Tuesday, June 10, 2014

Greetings!

Welcome to my blog!  I’m rather late to the world of blogging, but I’m a reticent writer.  My mouth can spew forth opinions and ideas pretty readily, but writing is a little scarier, a little less ethereal than spoken words.  What I write may remain much longer and be a little less forgivable than my impetuous words.  But, here it is: my blog. 

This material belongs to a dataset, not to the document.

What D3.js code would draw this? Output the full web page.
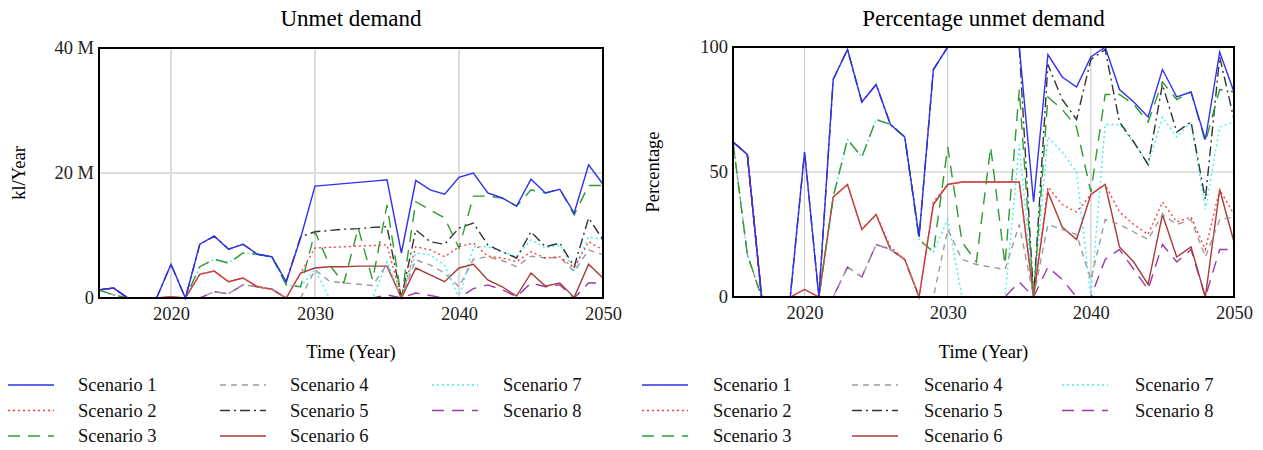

Why “Textures”?  I like the association in this word to both something very tactile as a fabric or anything that can be felt, as well as the root of the word that refers to something written.  Also, the etymology of texture reveals that this word used to refer to a process of weaving, not just fibers, but anything—the “composing of schemes, conspiracies, writings” states the OED.  I like that this word that is typically used as a noun can refer to a process, something that is dynamic.  There are many words that are both nouns and verbs—like love.  And I have a great preference for treating these words as verbs.  A verb is dynamic, not stagnant.  It’s difficult to describe love as a noun.  What is it?  A feeling?  A commitment? (gag)  But I can much more easily describe an action that represents love.  And in describing love this way it becomes specific.  I also like specifics over generalities.  Generalities lump things together without noticing distinctions, they make assumptions about whatever has been lumped.  But specific details allow for nuance and understanding that cannot be attained by a generalization.  To be specific requires more from us; we have to think more deeply, express more clearly.  Words have the ability to mean many things and in their multiplicity we express more than we imagine.

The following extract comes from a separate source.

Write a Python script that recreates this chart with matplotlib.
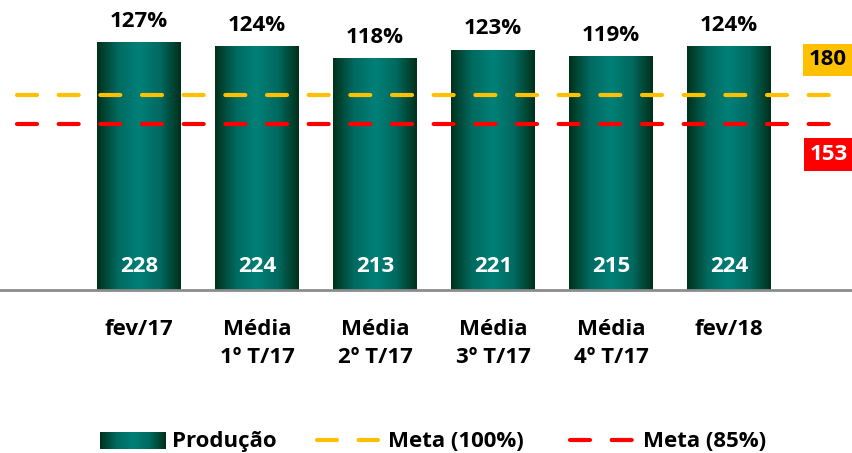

John Caputo is an author, professor, philosopher whose writing has had an impact on my life.  He talks about the difference between names and events in much the same way that I refer to nouns and verbs.  He states:

Names contain events and give them a kind of temporary shelter by housing them within a relatively stable nominal unity.  Events, on the other hand, are uncontainable, and they make names restless with promise and the future, with memory and the past, with the result that names contain what they cannot contain.  Names belong to natural languages and are historically constituted or constructed, whereas events are a little unnatural, eerie, ghostly things that haunt names and see to it that they never rest in peace.  Names can accumulate historical power and worldly prestige and have very powerful institutions erected in or under their name, getting themselves carved in stone, whereas the voice of events is ever soft and low and is liable to be dismissed, distorted, or ignored.  .  . The event is the open-ended promise contained within a name, but a promise that the name can neither contain nor deliver. (The Weakness of God, 2)


Verbs are the words that express actions/events; there is something a little more ethereal about them and less rigid.  Verbs give wiggle room to ideas.  Of course, I'm using nouns and every other part of speech all the time, but this preference tells you something about me.  This blog, then, is not about setting ideas in stone, so to speak, but rather expressing and exchanging ideas and on the more practical side, it gives me something creative to do in my spare time! 

1 comment:

  1. Congratulations on the initiation of your new blog. I like what I have read so far and look forward to more.